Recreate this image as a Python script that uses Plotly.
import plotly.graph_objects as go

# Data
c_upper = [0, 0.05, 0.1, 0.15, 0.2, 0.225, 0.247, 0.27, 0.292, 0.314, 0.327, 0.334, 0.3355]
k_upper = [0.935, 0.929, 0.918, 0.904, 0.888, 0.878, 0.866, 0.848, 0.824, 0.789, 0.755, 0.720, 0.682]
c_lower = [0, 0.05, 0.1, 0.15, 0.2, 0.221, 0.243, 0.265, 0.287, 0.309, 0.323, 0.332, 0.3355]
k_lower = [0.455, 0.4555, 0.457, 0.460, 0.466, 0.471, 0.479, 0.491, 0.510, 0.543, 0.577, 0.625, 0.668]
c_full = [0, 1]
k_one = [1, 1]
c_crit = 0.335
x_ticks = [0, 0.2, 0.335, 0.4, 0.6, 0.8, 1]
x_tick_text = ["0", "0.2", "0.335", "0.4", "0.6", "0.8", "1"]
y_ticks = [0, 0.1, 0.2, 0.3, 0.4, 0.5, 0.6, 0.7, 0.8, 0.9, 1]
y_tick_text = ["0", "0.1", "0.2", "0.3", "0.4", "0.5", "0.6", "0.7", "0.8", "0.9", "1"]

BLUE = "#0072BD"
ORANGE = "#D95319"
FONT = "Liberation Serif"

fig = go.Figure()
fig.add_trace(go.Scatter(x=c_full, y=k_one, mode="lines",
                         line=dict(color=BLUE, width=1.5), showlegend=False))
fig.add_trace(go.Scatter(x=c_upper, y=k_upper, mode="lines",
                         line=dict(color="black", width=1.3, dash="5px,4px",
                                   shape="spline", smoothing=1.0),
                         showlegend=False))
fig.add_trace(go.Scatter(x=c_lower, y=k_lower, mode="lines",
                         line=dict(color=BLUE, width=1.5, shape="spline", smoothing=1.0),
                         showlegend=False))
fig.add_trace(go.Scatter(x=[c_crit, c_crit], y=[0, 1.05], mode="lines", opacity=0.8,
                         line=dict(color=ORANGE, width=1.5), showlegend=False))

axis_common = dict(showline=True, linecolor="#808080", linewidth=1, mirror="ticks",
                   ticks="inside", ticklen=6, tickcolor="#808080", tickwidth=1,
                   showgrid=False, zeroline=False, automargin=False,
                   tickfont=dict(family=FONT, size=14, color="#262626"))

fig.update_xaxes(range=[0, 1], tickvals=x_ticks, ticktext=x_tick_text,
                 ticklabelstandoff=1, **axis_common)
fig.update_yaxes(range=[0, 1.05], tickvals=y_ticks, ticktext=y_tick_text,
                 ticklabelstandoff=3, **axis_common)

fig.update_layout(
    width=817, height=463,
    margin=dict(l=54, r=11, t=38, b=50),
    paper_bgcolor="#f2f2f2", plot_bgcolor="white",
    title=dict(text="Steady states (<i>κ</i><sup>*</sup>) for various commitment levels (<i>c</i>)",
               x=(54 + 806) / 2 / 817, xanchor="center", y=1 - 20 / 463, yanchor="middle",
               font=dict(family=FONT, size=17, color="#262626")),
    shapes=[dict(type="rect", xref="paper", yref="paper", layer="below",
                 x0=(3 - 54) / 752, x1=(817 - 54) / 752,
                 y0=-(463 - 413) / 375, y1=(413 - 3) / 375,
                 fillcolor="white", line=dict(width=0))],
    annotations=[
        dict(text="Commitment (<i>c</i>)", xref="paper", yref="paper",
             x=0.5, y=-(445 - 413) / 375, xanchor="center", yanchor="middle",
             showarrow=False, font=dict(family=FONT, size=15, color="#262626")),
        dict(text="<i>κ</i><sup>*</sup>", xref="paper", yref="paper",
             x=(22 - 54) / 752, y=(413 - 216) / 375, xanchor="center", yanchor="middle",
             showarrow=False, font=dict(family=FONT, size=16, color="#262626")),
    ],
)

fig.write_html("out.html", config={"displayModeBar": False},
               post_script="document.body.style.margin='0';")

...

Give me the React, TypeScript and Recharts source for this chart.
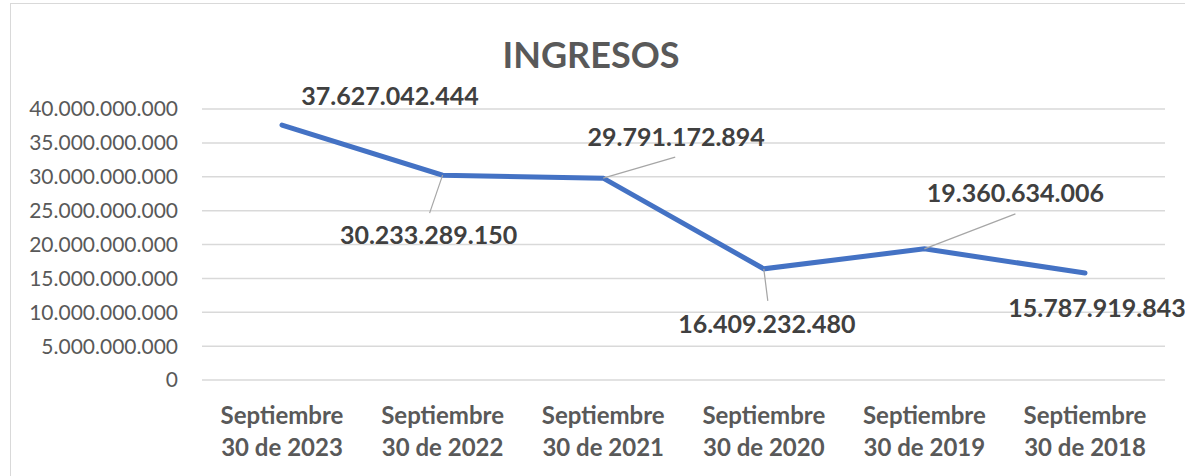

▶ Task description:
Give only the number of lines in the preceding material that contain the string "this".

▶ Output of the task:
2